== Stated goal ==
Quote the data exactly, first line to the line containing "import * as", with no pictures.

== Data extract ==
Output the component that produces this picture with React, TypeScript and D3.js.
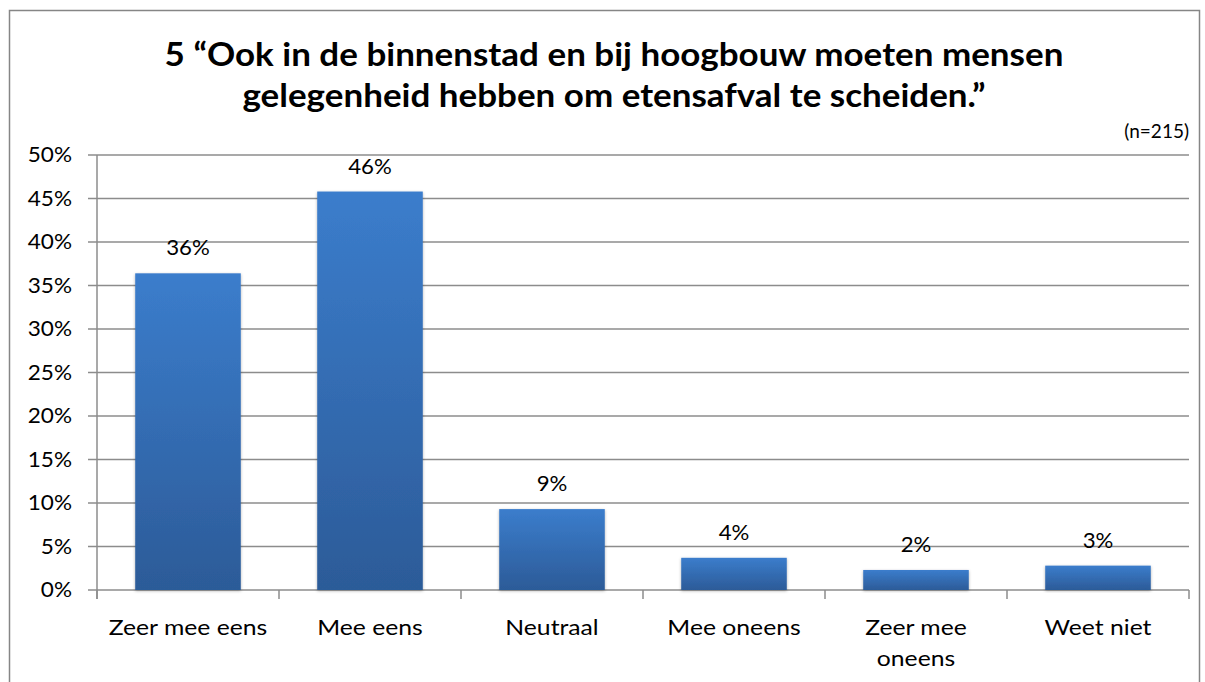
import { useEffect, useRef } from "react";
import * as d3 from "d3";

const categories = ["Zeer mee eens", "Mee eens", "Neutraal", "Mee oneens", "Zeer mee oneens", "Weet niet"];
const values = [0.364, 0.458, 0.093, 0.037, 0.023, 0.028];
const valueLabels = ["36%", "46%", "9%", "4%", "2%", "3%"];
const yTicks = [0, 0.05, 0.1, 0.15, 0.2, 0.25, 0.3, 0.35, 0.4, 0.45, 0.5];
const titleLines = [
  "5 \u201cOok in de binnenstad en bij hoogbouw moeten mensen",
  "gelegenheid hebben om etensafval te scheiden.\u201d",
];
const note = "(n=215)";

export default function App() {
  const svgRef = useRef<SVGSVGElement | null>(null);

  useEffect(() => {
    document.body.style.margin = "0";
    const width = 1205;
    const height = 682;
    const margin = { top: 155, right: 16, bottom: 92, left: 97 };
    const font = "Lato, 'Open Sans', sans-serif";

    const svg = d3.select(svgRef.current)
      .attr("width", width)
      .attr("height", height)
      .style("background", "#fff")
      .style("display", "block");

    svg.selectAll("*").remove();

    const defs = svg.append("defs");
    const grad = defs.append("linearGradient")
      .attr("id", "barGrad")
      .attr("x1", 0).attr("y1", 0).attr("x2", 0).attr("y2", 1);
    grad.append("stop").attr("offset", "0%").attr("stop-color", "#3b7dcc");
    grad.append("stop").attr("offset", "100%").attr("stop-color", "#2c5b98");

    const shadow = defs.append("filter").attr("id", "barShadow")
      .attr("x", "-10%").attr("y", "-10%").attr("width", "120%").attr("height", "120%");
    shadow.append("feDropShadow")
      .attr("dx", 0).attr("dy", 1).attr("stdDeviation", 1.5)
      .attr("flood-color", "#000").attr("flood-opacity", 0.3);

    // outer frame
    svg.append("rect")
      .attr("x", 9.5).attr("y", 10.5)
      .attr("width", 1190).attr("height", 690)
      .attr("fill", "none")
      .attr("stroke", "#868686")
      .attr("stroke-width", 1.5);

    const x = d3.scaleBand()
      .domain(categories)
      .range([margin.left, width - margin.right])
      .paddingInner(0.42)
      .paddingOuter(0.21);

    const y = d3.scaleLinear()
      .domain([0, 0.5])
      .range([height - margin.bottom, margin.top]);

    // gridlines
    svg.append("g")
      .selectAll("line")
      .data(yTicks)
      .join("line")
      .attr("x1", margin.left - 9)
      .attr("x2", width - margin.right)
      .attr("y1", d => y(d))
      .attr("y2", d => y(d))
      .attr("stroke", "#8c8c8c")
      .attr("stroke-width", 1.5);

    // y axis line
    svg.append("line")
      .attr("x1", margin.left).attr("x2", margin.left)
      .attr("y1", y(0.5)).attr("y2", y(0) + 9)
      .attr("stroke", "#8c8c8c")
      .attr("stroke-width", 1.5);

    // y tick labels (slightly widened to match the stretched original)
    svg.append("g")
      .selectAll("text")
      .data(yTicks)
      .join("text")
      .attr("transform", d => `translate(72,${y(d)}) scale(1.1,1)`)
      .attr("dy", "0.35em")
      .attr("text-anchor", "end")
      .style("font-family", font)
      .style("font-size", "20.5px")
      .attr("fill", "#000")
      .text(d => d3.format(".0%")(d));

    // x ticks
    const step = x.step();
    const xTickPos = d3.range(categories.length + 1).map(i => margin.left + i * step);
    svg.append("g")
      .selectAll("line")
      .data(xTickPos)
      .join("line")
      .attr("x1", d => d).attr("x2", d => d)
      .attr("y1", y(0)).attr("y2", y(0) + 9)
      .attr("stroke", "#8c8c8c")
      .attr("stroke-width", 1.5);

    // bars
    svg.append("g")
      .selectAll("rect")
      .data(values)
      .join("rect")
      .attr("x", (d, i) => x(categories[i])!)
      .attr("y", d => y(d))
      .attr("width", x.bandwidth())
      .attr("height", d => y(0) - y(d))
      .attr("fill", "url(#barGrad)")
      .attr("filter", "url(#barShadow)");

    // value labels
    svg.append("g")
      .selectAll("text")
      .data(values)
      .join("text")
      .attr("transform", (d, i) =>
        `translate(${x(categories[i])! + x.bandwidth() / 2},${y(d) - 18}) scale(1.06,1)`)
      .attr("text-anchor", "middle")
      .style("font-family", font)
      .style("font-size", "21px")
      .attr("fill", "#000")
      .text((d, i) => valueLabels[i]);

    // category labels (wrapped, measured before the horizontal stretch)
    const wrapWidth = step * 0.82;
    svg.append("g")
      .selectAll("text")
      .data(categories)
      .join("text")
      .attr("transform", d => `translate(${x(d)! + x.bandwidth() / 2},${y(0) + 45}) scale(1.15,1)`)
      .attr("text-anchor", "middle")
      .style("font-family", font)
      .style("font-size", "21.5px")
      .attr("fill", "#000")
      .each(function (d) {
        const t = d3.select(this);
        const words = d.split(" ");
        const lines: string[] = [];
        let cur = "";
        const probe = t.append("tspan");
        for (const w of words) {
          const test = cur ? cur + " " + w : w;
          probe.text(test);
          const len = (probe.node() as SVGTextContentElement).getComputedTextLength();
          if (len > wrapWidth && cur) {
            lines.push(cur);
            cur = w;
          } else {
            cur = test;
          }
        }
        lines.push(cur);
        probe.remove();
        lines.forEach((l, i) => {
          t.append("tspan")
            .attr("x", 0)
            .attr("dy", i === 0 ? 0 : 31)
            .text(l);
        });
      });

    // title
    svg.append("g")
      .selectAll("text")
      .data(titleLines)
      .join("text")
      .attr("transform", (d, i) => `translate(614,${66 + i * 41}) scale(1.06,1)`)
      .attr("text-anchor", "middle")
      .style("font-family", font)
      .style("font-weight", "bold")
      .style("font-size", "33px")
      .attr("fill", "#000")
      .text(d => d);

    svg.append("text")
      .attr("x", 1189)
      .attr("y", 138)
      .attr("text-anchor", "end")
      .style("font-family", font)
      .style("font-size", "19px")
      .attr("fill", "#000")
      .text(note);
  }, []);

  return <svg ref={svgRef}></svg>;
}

== Answer below ==
Output the component that produces this picture with React, TypeScript and D3.js.
import { useEffect, useRef } from "react";
import * as d3 from "d3";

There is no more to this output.